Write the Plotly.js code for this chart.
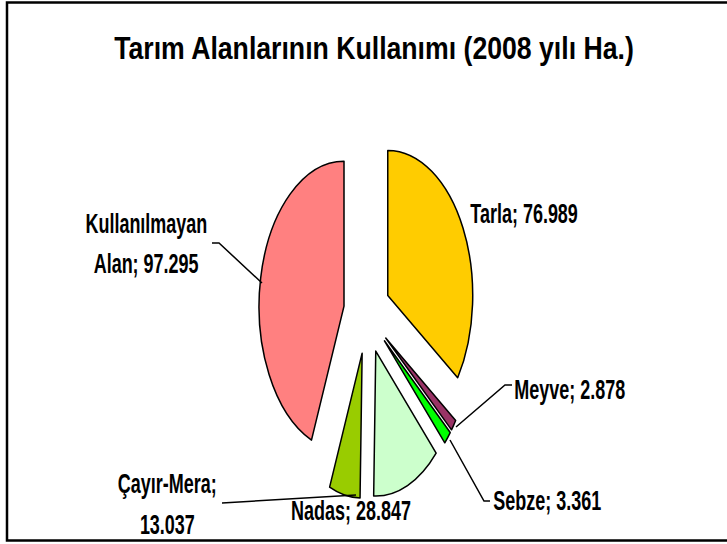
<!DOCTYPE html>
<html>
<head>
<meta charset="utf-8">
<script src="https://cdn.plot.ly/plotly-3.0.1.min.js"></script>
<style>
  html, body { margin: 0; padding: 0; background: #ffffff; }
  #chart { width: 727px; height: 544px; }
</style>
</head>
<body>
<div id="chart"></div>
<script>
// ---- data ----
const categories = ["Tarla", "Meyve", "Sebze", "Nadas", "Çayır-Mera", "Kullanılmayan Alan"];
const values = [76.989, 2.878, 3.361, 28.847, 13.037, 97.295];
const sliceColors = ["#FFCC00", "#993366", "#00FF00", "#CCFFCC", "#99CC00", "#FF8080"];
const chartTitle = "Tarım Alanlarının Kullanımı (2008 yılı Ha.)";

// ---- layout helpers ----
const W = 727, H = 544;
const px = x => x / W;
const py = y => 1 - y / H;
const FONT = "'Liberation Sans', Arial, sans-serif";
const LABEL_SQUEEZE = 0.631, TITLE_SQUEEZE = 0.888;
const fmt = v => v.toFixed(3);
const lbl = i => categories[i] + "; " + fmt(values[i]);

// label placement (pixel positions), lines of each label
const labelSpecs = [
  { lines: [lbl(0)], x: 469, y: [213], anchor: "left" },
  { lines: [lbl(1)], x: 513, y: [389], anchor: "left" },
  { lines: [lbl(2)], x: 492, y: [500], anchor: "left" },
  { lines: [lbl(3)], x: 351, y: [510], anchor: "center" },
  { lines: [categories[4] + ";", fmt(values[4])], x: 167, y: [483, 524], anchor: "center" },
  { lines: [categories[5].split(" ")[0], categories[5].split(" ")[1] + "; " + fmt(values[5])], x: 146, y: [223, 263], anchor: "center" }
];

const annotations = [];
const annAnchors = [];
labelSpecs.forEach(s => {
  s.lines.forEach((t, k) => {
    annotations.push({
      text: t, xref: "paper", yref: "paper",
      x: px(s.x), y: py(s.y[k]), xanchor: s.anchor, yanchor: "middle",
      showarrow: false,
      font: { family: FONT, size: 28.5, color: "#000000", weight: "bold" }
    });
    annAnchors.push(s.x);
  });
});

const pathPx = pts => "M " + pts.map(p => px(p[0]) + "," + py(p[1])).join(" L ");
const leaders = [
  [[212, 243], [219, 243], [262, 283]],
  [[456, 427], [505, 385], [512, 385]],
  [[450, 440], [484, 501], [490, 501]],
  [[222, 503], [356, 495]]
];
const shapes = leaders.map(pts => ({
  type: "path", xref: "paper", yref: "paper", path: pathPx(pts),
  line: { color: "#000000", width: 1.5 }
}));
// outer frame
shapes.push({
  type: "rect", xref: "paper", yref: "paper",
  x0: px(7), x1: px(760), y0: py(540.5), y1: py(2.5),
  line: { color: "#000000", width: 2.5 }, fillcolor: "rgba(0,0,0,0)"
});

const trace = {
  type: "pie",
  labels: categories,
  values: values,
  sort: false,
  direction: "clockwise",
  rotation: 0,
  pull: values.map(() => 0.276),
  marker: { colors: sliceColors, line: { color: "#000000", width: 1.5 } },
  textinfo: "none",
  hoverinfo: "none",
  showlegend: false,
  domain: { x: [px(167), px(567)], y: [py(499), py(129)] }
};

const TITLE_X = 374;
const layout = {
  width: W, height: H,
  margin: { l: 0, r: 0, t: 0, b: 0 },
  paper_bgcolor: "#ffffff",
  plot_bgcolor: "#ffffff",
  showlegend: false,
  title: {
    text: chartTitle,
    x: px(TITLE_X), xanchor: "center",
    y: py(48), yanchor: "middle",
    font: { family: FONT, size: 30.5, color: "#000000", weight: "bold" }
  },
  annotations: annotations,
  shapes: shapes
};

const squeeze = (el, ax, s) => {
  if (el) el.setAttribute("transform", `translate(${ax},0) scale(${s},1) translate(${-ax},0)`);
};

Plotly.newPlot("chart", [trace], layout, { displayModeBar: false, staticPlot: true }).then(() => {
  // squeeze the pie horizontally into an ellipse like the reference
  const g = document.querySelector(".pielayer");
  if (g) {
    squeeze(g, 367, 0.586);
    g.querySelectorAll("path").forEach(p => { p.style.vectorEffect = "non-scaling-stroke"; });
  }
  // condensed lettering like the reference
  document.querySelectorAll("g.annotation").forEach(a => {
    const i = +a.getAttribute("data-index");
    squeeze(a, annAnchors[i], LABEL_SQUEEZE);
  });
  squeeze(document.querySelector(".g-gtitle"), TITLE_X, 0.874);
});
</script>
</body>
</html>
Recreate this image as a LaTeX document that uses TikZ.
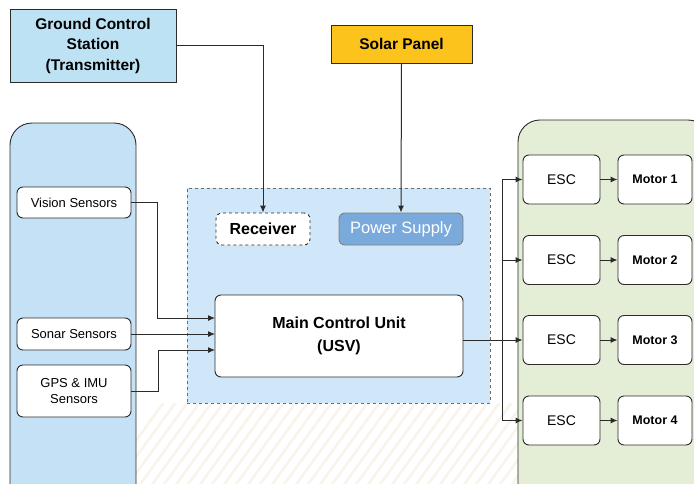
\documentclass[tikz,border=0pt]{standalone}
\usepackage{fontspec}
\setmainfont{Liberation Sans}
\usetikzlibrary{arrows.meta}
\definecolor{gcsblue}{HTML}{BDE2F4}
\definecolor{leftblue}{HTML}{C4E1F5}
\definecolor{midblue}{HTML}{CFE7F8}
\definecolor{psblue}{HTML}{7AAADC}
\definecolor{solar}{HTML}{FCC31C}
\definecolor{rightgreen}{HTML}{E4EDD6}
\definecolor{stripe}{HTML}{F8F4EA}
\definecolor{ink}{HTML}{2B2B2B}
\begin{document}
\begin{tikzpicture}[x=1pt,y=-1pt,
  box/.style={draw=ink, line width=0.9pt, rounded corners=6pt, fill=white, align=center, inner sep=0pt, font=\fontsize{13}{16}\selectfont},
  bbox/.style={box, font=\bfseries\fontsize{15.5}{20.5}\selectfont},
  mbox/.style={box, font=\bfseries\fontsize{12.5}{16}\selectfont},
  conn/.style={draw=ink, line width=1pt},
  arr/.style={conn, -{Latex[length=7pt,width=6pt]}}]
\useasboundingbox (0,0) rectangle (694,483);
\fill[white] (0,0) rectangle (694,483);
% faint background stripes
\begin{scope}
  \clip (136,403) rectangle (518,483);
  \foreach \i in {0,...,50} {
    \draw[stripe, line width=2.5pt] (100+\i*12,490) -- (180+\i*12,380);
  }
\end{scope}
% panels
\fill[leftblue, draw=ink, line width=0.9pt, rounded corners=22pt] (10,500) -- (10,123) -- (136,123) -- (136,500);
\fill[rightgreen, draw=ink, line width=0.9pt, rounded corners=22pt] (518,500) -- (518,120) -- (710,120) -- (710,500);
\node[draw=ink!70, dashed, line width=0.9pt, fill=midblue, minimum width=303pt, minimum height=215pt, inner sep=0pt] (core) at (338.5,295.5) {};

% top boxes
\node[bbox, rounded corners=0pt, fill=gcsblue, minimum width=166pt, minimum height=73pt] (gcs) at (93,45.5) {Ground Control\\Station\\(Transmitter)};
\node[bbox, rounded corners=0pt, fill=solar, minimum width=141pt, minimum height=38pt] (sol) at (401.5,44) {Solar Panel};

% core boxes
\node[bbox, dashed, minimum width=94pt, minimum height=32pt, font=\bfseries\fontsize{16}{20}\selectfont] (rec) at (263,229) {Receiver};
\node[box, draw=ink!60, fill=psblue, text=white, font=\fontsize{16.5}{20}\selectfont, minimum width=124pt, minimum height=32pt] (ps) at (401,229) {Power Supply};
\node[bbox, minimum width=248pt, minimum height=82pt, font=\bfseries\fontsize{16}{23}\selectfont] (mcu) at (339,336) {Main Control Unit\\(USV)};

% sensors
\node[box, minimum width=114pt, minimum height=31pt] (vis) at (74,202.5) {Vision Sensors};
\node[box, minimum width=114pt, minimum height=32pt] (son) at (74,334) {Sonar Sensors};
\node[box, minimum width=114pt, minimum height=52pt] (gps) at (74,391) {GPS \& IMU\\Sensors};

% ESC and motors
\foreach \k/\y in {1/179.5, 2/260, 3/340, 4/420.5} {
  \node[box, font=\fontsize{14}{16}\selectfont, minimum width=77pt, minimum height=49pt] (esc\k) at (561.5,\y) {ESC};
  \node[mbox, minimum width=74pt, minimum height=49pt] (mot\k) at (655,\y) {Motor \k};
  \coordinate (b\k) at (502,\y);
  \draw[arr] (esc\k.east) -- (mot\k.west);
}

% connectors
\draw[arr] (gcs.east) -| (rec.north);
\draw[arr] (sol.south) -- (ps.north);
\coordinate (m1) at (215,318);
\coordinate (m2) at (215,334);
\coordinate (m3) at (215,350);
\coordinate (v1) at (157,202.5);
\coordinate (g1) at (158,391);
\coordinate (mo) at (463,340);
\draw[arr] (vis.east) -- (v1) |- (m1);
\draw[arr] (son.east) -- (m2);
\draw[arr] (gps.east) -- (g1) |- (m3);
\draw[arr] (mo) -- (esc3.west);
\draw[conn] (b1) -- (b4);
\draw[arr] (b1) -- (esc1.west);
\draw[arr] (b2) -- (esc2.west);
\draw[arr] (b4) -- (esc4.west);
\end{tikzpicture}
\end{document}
────────
# [EXERCISE]
Take the lines from the first line of the entries through the line with "Alanlarının Kullanımı (2008", inclusive, and give them again exactly, minus any pictures.

# [FULL SOLUTION]
Write the Plotly.js code for this chart.
<!DOCTYPE html>
<html>
<head>
<meta charset="utf-8">
<script src="https://cdn.plot.ly/plotly-3.0.1.min.js"></script>
<style>
  html, body { margin: 0; padding: 0; background: #ffffff; }
  #chart { width: 727px; height: 544px; }
</style>
</head>
<body>
<div id="chart"></div>
<script>
// ---- data ----
const categories = ["Tarla", "Meyve", "Sebze", "Nadas", "Çayır-Mera", "Kullanılmayan Alan"];
const values = [76.989, 2.878, 3.361, 28.847, 13.037, 97.295];
const sliceColors = ["#FFCC00", "#993366", "#00FF00", "#CCFFCC", "#99CC00", "#FF8080"];
const chartTitle = "Tarım Alanlarının Kullanımı (2008 yılı Ha.)";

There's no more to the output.